The embattled southeast Queens Democrat smiled at family members waiting in the courtroom as she arrived, and with her husband sitting by her side she admitted to embezzling the money from a non-profit she controlled and pleaded guilty to sending phony documents through the mail in order to cover up the deception.

“I’m guilty,” she told U.S. District Court Judge Jack Weinstein. “I plead guilty.”

Huntley, who sat on southeast Queens’ District 28 School Board before being elected to the Senate in 2007 and serving on the Education Committee, steered $87,700 in legislative member items that were administered by the state Education Department to the Parents Information Network Inc., a non-profit she ran from 1994 through 2008.

Huntley admitted that she repeatedly filed false documents to make it appear as though the funds were legitimately used to help parents navigate the city’s school system.

“This was not true,” she said. “The funds were used for personal items for myself and others.”

Federal prosecutors were able to nail her on the mail fraud charges because checks to the non-profit and the false paperwork vouching for them were sent through the mail.

Huntley said she was guilty of setting up straw donors who cashed checks she drew on the Network’s bank account and split the takings with her. Vanessa Sparks, the non-profit’s president, was named as a co-conspirator.

The disgraced ex-senator used the cash on shopping trips and to pay her credit card, she said.

By accepting the plea, Huntley dodged a maximum sentence of five years in jail, and prosecutors said federal guidelines called for a sentence of 18-24 months plus three years of supervised release. A sentencing date was not scheduled at the hearing.

Huntley will have to repay the $87,700 plus an extra $1,000 to the Port Authority resulting from a separate bribery scheme, Weinstein said.

She was released on $100,000 bail and was prohibited from leaving the tri-state area without permission.

“Huntley’s experience and influence were supposed to be used for the benefit of her constituents.

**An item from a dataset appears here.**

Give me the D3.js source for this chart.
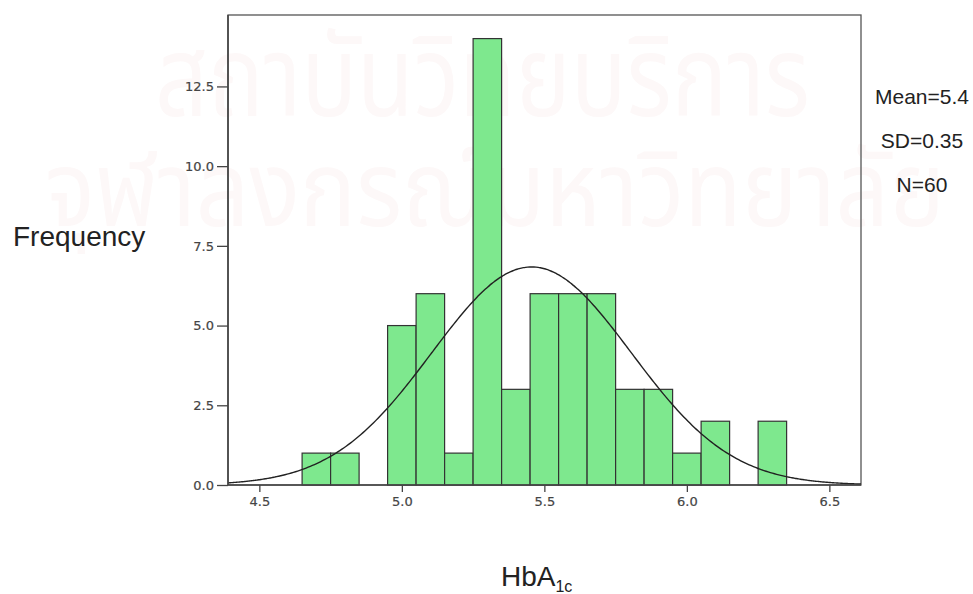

Instead, Huntley used her knowledge of the system to steal funds intended to help some of her neediest constituents, lining her own pockets at the expense of parents in need, and ultimately their children,” U.S. Attorney Loretta Lynch said in a statement. “She will now be held to account for her crime. “

Both Huntley and her attorney declined to speak with reporters.

The former senator was ousted by voters after the state attorney general’s office indicted her on charges alleging she covered up a similar scheme involving another non-profit she set up.

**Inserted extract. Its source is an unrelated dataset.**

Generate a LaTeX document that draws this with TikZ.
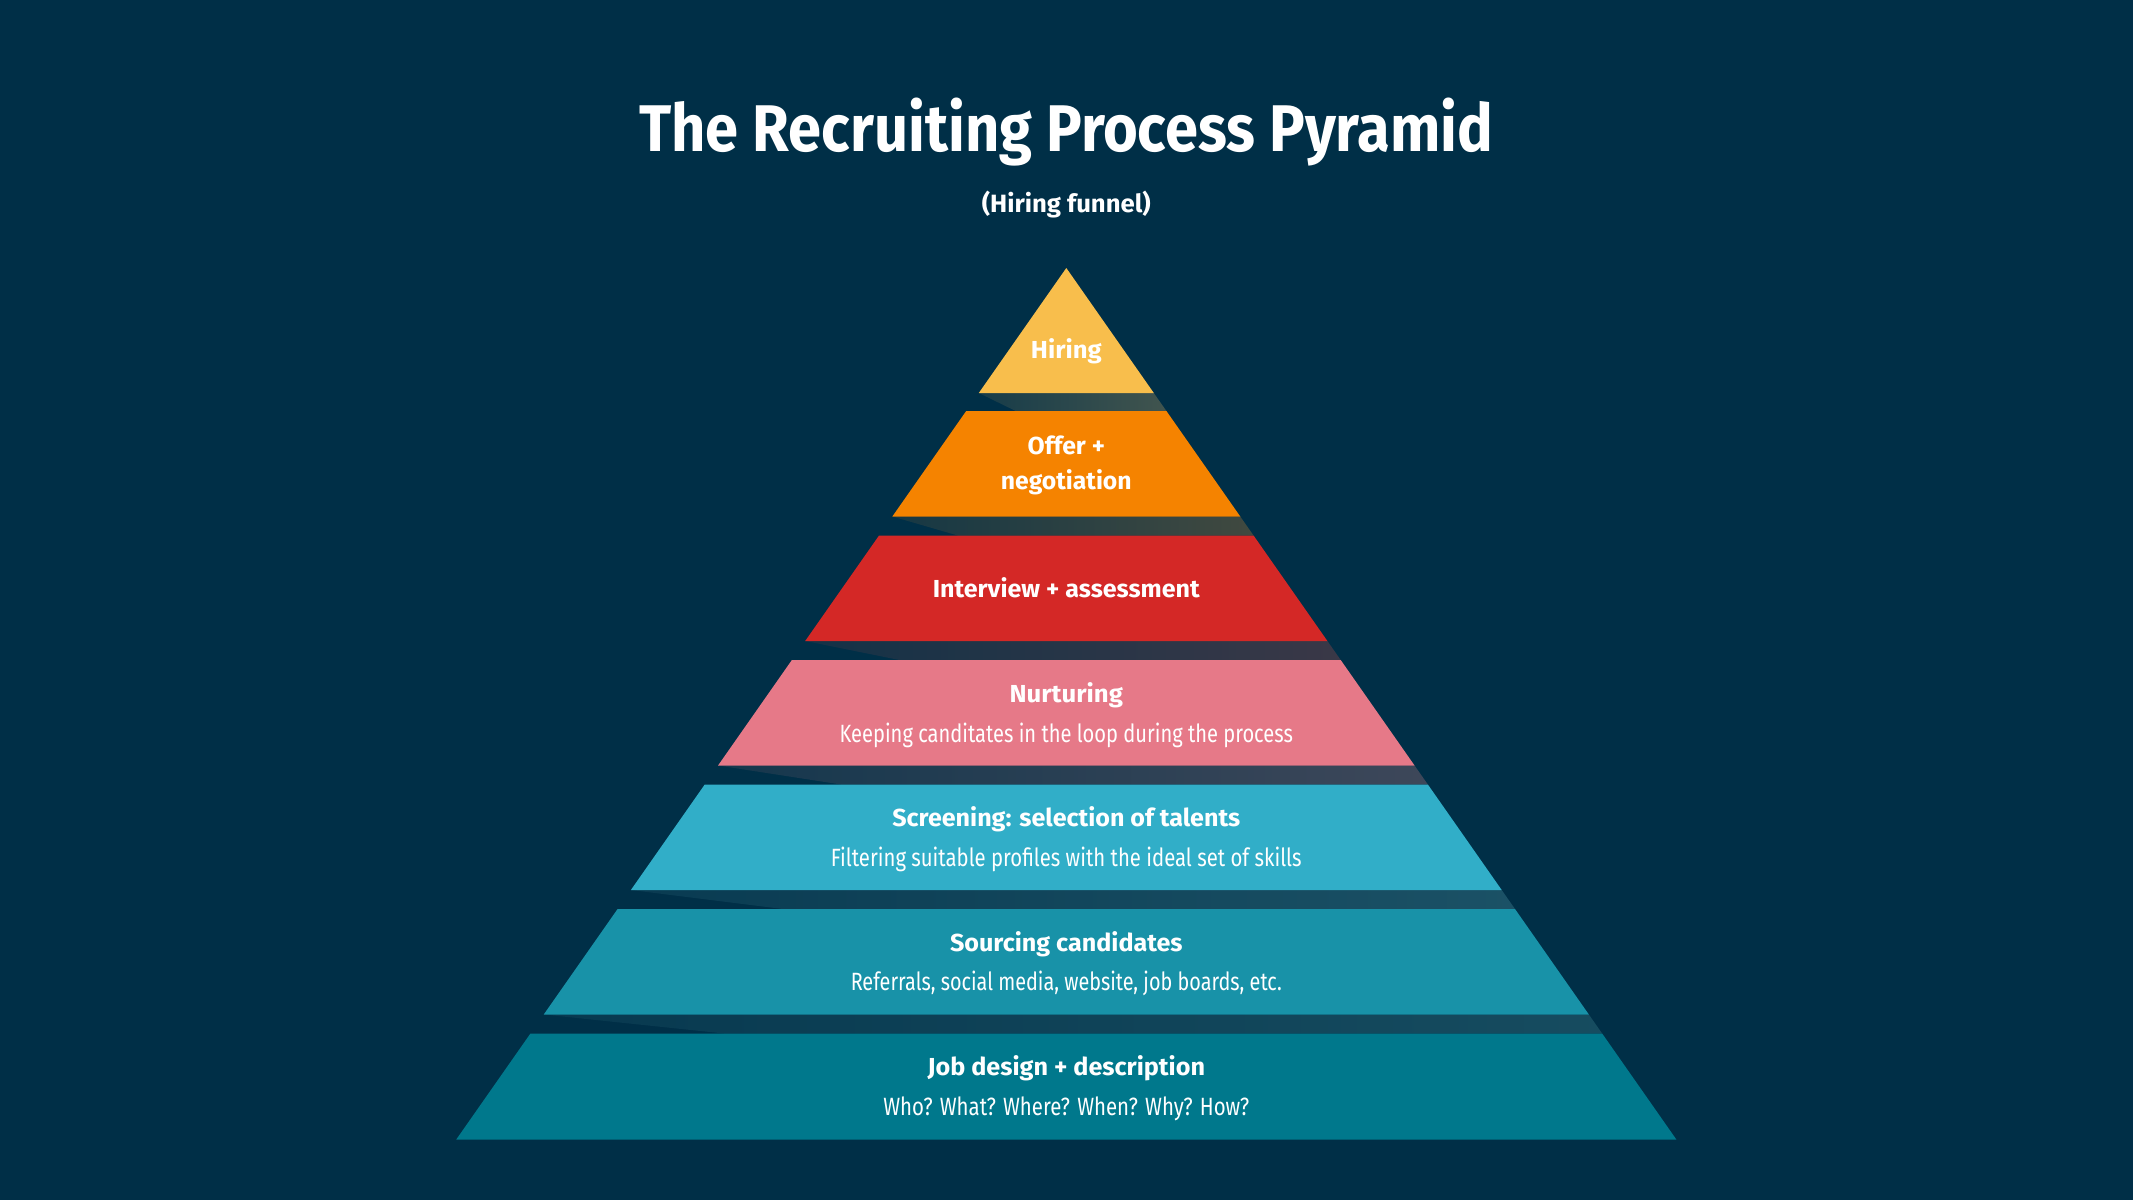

In December 2011, Attorney General Eric Schneiderman indicted Huntley aide Patricia Savage and Lynn Smith, the senator’s niece, on charges of submitting false documents in order to embezzle $29,950 in member items the legislator set aside for the Nassau County-based Parent Workshop.

As was the case with the Parent Information Network, the authorities claimed that instead of helping parents the money went to line the pockets of Huntley and her associates.

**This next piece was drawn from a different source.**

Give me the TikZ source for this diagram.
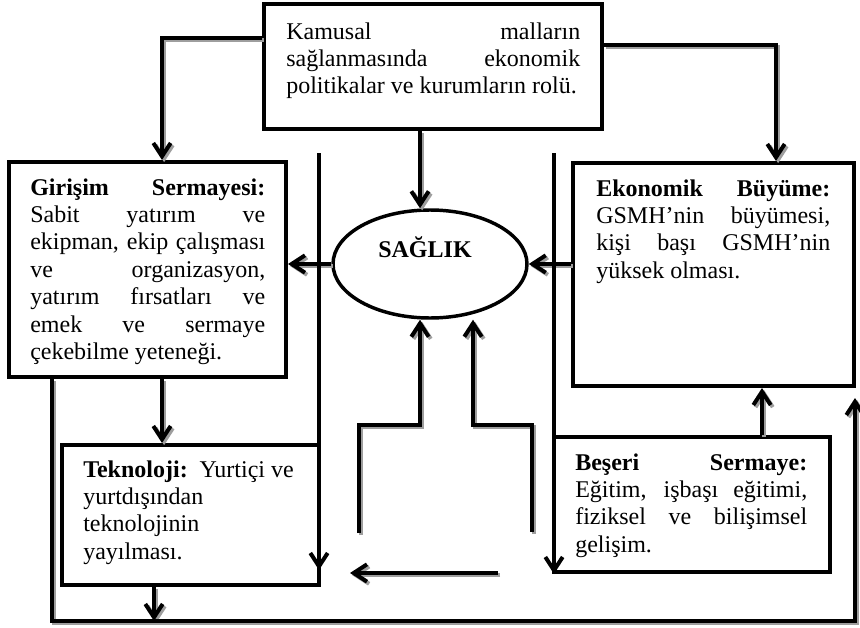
\documentclass[tikz,border=0pt]{standalone}
\usepackage{fontspec}
\setmainfont{Liberation Serif}
\usetikzlibrary{arrows.meta,shapes.geometric,fit}
\newcommand\jline[1]{\hbox to \hsize{#1}}
\newcommand\drawconns[1]{%
\begin{scope}[draw=#1, line width=3pt, conn/.style={-{Straight Barb[length=10pt,width=13pt,line width=3pt]}}]
 \draw[conn] (top.west |- 0,38) -- (162,38) -- (162,0 |- gir.north);
 \draw[conn] (top.east |- 0,45) -- (776,45) -- (776,0 |- eko.north);
 \draw[conn] (420,0 |- top.south) -- (420,0 |- sag.north);
 \draw[conn] (sag.west) -- (sag.west -| gir.east);
 \draw[conn] (sag.east -| eko.west) -- (sag.east);
 \draw[conn] (162,0 |- gir.south) -- (162,0 |- tek.north);
 \draw[conn] (52,0 |- gir.south) -- (52,621) -- (855,621) -- (ekr);
 \draw[conn] (154,0 |- tek.south) -- (154,621);
 \draw[conn] (762,0 |- bes.north) -- (762,0 |- eko.south);
 \draw[conn] (ml) -- (359,425) -- (420,425) -- (420,0 |- sag.south);
 \draw[conn, {Straight Barb[length=10pt,width=13pt,line width=3pt]}-] (473,0 |- sag.south) -- (473,425) -- (532,425) -- (mr);
 \draw[conn] (hb) -- (350,573);
\end{scope}}
\begin{document}
\begin{tikzpicture}[x=0.75pt,y=-0.75pt,
  box/.style={draw, line width=3pt, inner sep=0pt},
  txt/.style={inner sep=0pt, anchor=base west, font=\fontsize{18}{20.6}\selectfont},
  vline/.style={line width=3pt, -{Straight Barb[length=10pt,width=13pt,line width=3pt]}}]
\useasboundingbox[fill=white] (0,0) rectangle (860,628);
% boxes
\node[box, fit={(264,4) (602,129)}] (top) {};
\node[box, fit={(9,162) (286,377)}] (gir) {};
\node[box, fit={(573,163) (854,386)}] (eko) {};
\node[box, fit={(62,445) (319,585)}] (tek) {};
\node[box, fit={(554,437) (830,572)}] (bes) {};
\node[draw, ellipse, line width=2.6pt, minimum width=145.5pt, minimum height=81pt, inner sep=0pt] (sag) at (430,264) {};
% free ends
\coordinate (ekr) at (855,398);
\coordinate (ml) at (359,533);
\coordinate (mr) at (532,532);
\coordinate (hb) at (498,573);
\coordinate (v1) at (319,153);
\coordinate (v2) at (554,153);
% shadows
\begin{scope}[transform canvas={shift={(1.6pt,-1.6pt)}}]
\drawconns{black!38}
\end{scope}
\drawconns{black}
% vertical lines
\draw[vline] (v1) -- (v1 |- 0,570);
\draw[vline] (v2) -- (v2 |- bes.south);
% texts
\node[txt] (toptxt) at (286,39) {\vtop{\hsize=220.5pt
 \jline{Kamusal malların}
 \jline{sağlanmasında ekonomik}
 \hbox{politikalar ve kurumların rolü.}}};
\node[txt] (girtxt) at (30,195) {\vtop{\hsize=176.25pt
 \jline{\textbf{Girişim Sermayesi:}}
 \jline{Sabit yatırım ve}
 \jline{ekipman, ekip çalışması}
 \jline{ve organizasyon,}
 \jline{yatırım fırsatları ve}
 \jline{emek ve sermaye}
 \hbox{çekebilme yeteneği.}}};
\node[txt] (ekotxt) at (596,196) {\vtop{\hsize=175.5pt
 \jline{\textbf{Ekonomik Büyüme:}}
 \jline{GSMH’nin büyümesi,}
 \jline{kişi başı GSMH’nin}
 \hbox{yüksek olması.}}};
\node[txt] (tektxt) at (83,477) {\vtop{
 \hbox{\textbf{Teknoloji:}\hskip 0.5em Yurtiçi ve}
 \hbox{yurtdışından}
 \hbox{teknolojinin}
 \hbox{yayılması.}}};
\node[txt] (bestxt) at (575,470) {\vtop{\hsize=174pt
 \jline{\textbf{Beşeri Sermaye:}}
 \jline{Eğitim, işbaşı eğitimi,}
 \jline{fiziksel ve bilişimsel}
 \hbox{gelişim.}}};
\node[anchor=base, inner sep=0pt, font=\fontsize{18}{20}\selectfont\bfseries] (sagtxt) at (425,257) {SAĞLIK};
\end{tikzpicture}
\end{document}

In August, just weeks before her Democratic Party primary defeat to Sen. James Sanders (D-Jamaica), Huntley was charged with tampering with evidence, conspiracy and falsifying business records in an attempt to cover up the scheme.

Huntley pleaded not guilty to the charges in Nassau County Court. It was not clear what effect her guilty plea Wednesday would have on the pending charges.